One of the great joys of being a kid watching the footy is studying the game endlessly: pouring over Footy Records in the car or train on the way home from games, watching games on TV, collecting footy cards and stickers, and talking amongst your mates in the schoolyard. This is how you learned the game, memorising the numbers of players who you idolised and despised on weekends. This knowledge was currency in the schoolyard. It gave you cred.

As an adult, there is still a deep satisfaction at knowing who’s who on the football field. You feel knowledgeable, worthwhile, maybe even prestigious. A friend asks, “who’s number 17?” and you confidently reply “Oh, that’s Jake Melksham, insert obscure fact here”. With names printed on the back of jumpers, anyone with reasonable eyesight will already know who number 17 is and they might never discover that Jakey Melksham had seven inside 50s in the 2009 TAC Cup Grand Final and was voted best afield. Believe me, the world will be a poorer place. It is like a pub conversation these days. You might ask, “How many games did Tim Darcy play?” In the past, this could result in a good five to ten minute discussion about Darcy’s career, the big games he played, and that sometimes forgotten stint at Essendon. Now, someone whips out their smartphone, answers the question and we all sit there staring at our beers wondering what we are doing with our lives. This is not a good result.

Names on the back of AFL jumpers is a bad idea. Of course the actual game itself will not change; footy will still be great and I will still hate Collingwood, but we will lose a few more of our coveted nuances, and we are already losing too many of them.

About Ged McMahon

Ged McMahon has been a Bombers fan for as long as he can remember. With a Grandpa who grew up just a spiralling torpedo punt from Windy Hill he didn't have much choice.
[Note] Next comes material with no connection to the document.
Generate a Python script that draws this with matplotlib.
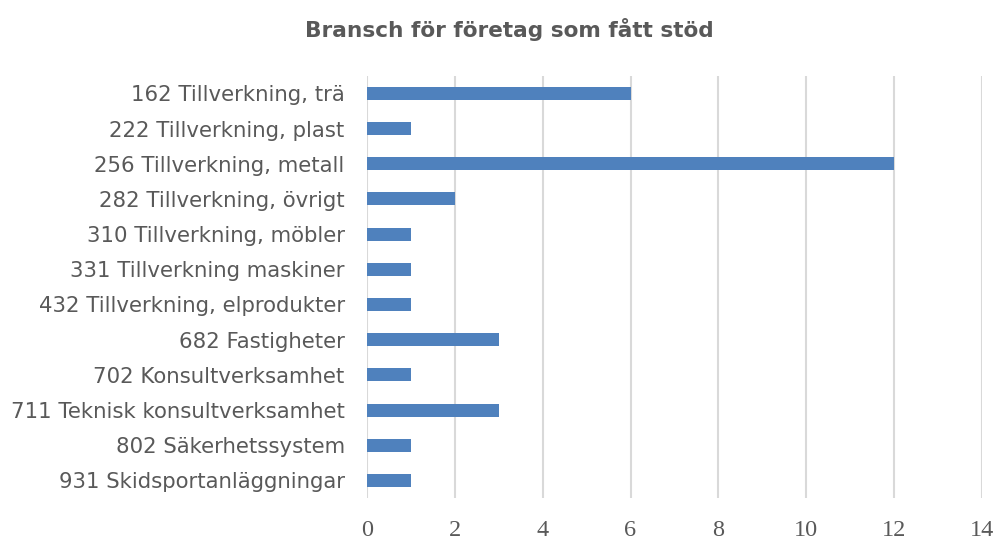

When his junior football career resulted in almost as many possessions as games he eventually had to bite the bullet and give up his dream of captaining the Bombers to a Premiership. So his weekly footy fix became confined to the stands. He yearns for the next Premiership.

Comments

  1. Ged- well argued. Keep our game unique. It is irrelevant if every other sport on the planet labels the participants. If you’re interested, you’ll work out who’s who.

  2. Mark 'Swish' Schwerdt says

    If it is a”trial”, how will it be independently judged as successful or otherwise ?

    Oh, silly me

  3. Well said Swish (and Ged)

    The AFL never ‘trials’ anything. It just softens the ground for staggered implementation.

    When did Docklands become so insecure about the quality of its ‘product’? Or is it to ensure that we’re not talking about variable pricing and pissweak crowds for a week or so?

  4. It’s a typical officialdom lie – we are going to introduce names because it’s good for the fans is similar to we are going to introduce electronic power meters because it’s good for the customers. Balls. In both cases they were introduced because it improves the organisation’s bottom line.

    Just don’t tell us lies, AFL. We are big enough to accept that you are doing it for the cash.

  5. mandyjohnson says

    16 minutes after I read this, Richmond emailed to try to sell me one. “Limited edition”! Yeah, right.

  6. Neil Anderson says

    It might have been handy to have names on the backs for Dwayne Russell calling up in Canberra last Saturday.
    He kept calling Shaun Higgins Jack Macrae which prompted him to say what a star of the future he was going to be. They look nothing like each other but to be fair to Dwayne, they were both getting a lot of the ball.
    I’ll be first to say it. They’re going to have to use a smaller font when they print Giansiracusa on the Bulldog No. 13 jumper.

  7. Apparently Gia’s full name will make it. I think I saw a picture of it yesterday. But Lewis Roberts-Thomson will have to deal with “LRT”. The Age is reporting that Hoskin-Elliott from GWS will be the longest.

  8. Hoskin-Elliot won’t be the longest.

    Chris Judd is likely to return on Sunday, and he’ll be carrying the names of every other Carlton player on his back.

    BOOM!

    … I’ll show myself out.

  9. Pounder Lounder says

    Great article Gedda. Just the other week watching the tiges a mate asked who’s #24 was. I instinctively said Benny Griffiths, can kick it a mile, was a forward in the Under 18’s but we’ve tried him in defence but I think he’s a forward.

  10. Malcolm Ashwood says

    I like the idea it will help re rookies and players from teams you don’t follow and it will help commentators and as Neil has alluded to above I hate it when they are getting players mixed up and consistently wrong . As for mechandise wise , easy do the same thing re channel 9 cricket crap ignore it . The afl as we all no makes a lot of stuff ups this in my humble opinion is not 1 of them

  11. Ben Footner says

    I like it personally. Reckon it’s great, particularly as an act of outreach to those who a still learning or being introduced to our great game.

  12. Pounder Lounder says

    Hey Malcolm, you do realize the AFL is only doing this to gouge more money out of families. You won’t be able to read the names from 20 metres away. The game will stay the same pace so the bulk of the commentary mistakes will remain. The AFL would confiscate peoples wallets at the turnstiles if they could. This is only about money money money.

  13. G’day Ged. I notice in recent Sheffield Shield games players have their names on their whites. Any opinions on that?

    Glen!

  14. Yeah I think Sheffield Shield has had names and numbers for a while now. Same in County Cricket. I don’t really like it. Would be truly horrified if it was introduced to Test Cricket. But I don’t mind it in One Day Cricket. I can’t explain my logic, it’s just the way I feel.

  15. daniel flesch says

    Isn’t this silly idea , whoops , i mean trial (sic) about the tv audience and little else ? I don’t think parents whose kids have still seviceable jumpers will rush out to buy the new name-carrying ones. They’ll wait till the kids have either worn their existing jumpers out or grown out of them. Then they would be buying new ones anyway.

  16. Malcolm Ashwood says

    The idea will help commentators with there binoculars as I said I like the idea it’s not doing any harm in a watching sense of the game . The sensible thing would be to have the name easily removed as playets move clubs, Ablett , Franklin etc as we no that won’t happen

  17. Mark 'Swish' Schwerdt says

    I noticed young K-Harris from Melbourne.

    I wonder what Simon M-Connell, Rochford D-Meares or Trent O-Allen would have thought?